Set problem: Send back exactly the lines from the opening line of the records below through the one with "ax.plot([i - 0.5, i".
— begin Provided data —
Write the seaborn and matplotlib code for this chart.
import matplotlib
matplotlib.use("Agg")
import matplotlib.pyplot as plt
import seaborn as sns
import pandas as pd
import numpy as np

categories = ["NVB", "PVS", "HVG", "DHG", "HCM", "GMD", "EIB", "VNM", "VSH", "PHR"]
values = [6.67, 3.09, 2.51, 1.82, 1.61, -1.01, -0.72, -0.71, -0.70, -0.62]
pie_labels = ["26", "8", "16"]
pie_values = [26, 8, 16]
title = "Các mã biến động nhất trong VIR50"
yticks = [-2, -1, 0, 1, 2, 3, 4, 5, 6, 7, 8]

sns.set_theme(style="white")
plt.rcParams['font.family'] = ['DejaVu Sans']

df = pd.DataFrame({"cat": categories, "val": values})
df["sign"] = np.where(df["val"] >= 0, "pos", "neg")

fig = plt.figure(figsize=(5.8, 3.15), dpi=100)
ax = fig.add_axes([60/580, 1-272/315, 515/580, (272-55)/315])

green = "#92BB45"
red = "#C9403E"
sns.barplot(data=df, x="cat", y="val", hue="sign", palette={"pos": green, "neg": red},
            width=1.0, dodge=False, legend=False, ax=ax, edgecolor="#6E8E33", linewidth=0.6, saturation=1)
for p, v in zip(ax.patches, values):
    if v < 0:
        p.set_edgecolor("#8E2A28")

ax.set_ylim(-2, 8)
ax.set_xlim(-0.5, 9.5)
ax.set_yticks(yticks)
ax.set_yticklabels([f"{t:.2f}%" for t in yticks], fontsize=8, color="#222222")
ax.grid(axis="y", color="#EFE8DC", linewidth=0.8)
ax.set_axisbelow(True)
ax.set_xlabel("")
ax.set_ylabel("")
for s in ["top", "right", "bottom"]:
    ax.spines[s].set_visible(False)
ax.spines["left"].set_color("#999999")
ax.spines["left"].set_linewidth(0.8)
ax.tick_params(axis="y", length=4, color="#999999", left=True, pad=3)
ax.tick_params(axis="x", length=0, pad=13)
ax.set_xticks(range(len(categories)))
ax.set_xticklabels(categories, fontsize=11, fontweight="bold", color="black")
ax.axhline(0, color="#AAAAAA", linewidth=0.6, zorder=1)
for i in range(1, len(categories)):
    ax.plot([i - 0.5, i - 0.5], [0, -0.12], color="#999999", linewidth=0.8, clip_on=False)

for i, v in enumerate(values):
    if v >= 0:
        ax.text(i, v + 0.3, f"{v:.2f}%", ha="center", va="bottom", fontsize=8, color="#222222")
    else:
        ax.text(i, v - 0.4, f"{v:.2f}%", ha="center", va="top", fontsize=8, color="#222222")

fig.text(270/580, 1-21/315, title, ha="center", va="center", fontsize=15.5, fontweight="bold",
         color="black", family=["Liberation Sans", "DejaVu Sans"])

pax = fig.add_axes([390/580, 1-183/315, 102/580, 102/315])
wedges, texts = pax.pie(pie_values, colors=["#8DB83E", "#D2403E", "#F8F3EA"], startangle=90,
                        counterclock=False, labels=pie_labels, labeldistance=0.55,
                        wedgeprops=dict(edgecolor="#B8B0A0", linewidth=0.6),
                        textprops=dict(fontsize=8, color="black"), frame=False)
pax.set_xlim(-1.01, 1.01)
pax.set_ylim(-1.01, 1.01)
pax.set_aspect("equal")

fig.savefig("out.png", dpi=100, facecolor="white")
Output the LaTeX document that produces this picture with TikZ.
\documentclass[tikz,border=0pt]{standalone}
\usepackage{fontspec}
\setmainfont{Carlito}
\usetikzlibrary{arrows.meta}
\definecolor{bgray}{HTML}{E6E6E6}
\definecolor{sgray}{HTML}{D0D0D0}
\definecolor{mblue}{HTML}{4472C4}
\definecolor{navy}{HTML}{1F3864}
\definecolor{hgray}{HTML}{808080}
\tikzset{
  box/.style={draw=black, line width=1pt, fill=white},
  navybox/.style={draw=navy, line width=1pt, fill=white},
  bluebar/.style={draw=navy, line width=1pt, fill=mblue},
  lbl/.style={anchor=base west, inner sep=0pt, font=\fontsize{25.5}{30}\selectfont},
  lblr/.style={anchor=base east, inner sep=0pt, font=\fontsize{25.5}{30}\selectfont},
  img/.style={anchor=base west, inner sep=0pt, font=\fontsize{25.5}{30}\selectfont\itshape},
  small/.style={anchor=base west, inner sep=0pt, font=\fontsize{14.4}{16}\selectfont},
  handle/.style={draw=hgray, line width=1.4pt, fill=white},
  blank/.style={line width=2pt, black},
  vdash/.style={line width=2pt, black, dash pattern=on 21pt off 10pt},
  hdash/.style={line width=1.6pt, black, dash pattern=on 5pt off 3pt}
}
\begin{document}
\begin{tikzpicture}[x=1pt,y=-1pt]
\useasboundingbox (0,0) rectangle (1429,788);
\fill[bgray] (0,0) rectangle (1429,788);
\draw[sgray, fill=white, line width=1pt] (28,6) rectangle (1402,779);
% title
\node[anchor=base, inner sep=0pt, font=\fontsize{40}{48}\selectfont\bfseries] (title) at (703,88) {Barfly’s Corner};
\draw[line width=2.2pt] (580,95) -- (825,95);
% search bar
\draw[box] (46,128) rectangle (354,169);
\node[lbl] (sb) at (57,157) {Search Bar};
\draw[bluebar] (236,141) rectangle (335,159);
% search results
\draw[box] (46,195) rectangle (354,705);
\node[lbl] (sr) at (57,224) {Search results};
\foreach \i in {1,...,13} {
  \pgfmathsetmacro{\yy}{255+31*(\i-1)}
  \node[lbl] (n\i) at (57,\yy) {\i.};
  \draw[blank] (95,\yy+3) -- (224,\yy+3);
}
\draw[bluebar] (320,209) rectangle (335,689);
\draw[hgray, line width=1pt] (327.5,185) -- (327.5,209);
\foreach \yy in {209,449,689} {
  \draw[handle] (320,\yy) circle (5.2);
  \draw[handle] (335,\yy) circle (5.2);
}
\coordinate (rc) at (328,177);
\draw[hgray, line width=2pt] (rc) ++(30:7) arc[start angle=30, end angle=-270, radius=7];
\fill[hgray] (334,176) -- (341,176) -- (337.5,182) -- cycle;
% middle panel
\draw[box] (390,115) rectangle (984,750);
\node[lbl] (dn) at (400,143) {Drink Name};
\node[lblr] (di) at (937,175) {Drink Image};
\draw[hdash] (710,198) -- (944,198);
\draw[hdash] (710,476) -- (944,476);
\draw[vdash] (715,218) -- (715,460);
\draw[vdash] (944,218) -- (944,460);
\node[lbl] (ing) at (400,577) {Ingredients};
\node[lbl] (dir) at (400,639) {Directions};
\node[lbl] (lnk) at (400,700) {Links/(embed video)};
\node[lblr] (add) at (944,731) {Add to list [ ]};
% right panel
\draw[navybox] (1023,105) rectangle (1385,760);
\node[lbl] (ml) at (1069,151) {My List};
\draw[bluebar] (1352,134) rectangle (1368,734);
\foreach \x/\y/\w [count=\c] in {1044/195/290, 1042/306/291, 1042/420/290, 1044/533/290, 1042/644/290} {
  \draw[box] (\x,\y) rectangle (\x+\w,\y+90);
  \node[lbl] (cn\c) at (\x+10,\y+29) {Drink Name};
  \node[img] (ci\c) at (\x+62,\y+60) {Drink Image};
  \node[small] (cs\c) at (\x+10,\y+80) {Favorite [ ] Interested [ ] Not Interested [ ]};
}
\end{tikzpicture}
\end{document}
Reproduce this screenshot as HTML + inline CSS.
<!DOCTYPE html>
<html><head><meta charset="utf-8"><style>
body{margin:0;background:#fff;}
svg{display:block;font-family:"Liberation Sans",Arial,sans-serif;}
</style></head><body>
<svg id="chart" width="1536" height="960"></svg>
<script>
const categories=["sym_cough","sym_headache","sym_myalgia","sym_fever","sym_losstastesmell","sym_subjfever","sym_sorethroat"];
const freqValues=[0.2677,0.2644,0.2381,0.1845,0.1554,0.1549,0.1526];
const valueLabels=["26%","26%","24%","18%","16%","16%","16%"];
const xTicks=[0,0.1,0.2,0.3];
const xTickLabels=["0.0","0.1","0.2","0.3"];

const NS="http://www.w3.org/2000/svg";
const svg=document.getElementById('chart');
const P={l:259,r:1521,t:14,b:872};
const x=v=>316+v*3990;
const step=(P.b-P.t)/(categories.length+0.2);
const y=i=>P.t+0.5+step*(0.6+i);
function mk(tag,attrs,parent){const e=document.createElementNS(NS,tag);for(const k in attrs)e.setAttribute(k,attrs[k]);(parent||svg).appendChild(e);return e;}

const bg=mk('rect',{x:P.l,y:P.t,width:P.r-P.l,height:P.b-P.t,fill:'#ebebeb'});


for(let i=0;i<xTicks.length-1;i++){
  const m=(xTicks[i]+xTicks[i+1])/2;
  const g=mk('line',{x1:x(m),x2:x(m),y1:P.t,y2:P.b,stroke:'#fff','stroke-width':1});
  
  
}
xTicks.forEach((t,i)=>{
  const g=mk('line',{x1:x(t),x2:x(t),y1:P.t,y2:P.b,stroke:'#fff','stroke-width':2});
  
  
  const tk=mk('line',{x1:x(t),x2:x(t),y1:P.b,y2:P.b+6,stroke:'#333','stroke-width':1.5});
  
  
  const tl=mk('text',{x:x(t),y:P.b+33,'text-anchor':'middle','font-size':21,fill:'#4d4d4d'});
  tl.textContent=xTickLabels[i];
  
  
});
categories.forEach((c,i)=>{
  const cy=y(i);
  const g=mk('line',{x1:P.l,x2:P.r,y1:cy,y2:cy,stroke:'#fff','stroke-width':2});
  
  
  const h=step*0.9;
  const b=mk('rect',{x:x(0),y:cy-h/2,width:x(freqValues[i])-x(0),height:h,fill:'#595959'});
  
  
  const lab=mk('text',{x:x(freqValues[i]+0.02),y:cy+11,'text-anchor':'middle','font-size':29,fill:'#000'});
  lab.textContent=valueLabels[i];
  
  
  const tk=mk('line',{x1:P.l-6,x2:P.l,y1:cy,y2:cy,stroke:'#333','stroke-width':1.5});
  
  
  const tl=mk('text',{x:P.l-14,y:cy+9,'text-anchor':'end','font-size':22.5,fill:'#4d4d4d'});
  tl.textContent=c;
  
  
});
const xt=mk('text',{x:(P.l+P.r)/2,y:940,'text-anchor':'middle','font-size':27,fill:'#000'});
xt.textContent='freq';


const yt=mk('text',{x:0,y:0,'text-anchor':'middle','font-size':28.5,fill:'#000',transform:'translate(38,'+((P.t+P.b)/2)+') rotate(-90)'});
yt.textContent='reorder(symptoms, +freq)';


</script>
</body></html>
— end Provided data —
Answer to this task:
Write the seaborn and matplotlib code for this chart.
import matplotlib
matplotlib.use("Agg")
import matplotlib.pyplot as plt
import seaborn as sns
import pandas as pd
import numpy as np

categories = ["NVB", "PVS", "HVG", "DHG", "HCM", "GMD", "EIB", "VNM", "VSH", "PHR"]
values = [6.67, 3.09, 2.51, 1.82, 1.61, -1.01, -0.72, -0.71, -0.70, -0.62]
pie_labels = ["26", "8", "16"]
pie_values = [26, 8, 16]
title = "Các mã biến động nhất trong VIR50"
yticks = [-2, -1, 0, 1, 2, 3, 4, 5, 6, 7, 8]

sns.set_theme(style="white")
plt.rcParams['font.family'] = ['DejaVu Sans']

df = pd.DataFrame({"cat": categories, "val": values})
df["sign"] = np.where(df["val"] >= 0, "pos", "neg")

fig = plt.figure(figsize=(5.8, 3.15), dpi=100)
ax = fig.add_axes([60/580, 1-272/315, 515/580, (272-55)/315])

green = "#92BB45"
red = "#C9403E"
sns.barplot(data=df, x="cat", y="val", hue="sign", palette={"pos": green, "neg": red},
            width=1.0, dodge=False, legend=False, ax=ax, edgecolor="#6E8E33", linewidth=0.6, saturation=1)
for p, v in zip(ax.patches, values):
    if v < 0:
        p.set_edgecolor("#8E2A28")

ax.set_ylim(-2, 8)
ax.set_xlim(-0.5, 9.5)
ax.set_yticks(yticks)
ax.set_yticklabels([f"{t:.2f}%" for t in yticks], fontsize=8, color="#222222")
ax.grid(axis="y", color="#EFE8DC", linewidth=0.8)
ax.set_axisbelow(True)
ax.set_xlabel("")
ax.set_ylabel("")
for s in ["top", "right", "bottom"]:
    ax.spines[s].set_visible(False)
ax.spines["left"].set_color("#999999")
ax.spines["left"].set_linewidth(0.8)
ax.tick_params(axis="y", length=4, color="#999999", left=True, pad=3)
ax.tick_params(axis="x", length=0, pad=13)
ax.set_xticks(range(len(categories)))
ax.set_xticklabels(categories, fontsize=11, fontweight="bold", color="black")
ax.axhline(0, color="#AAAAAA", linewidth=0.6, zorder=1)
for i in range(1, len(categories)):
    ax.plot([i - 0.5, i - 0.5], [0, -0.12], color="#999999", linewidth=0.8, clip_on=False)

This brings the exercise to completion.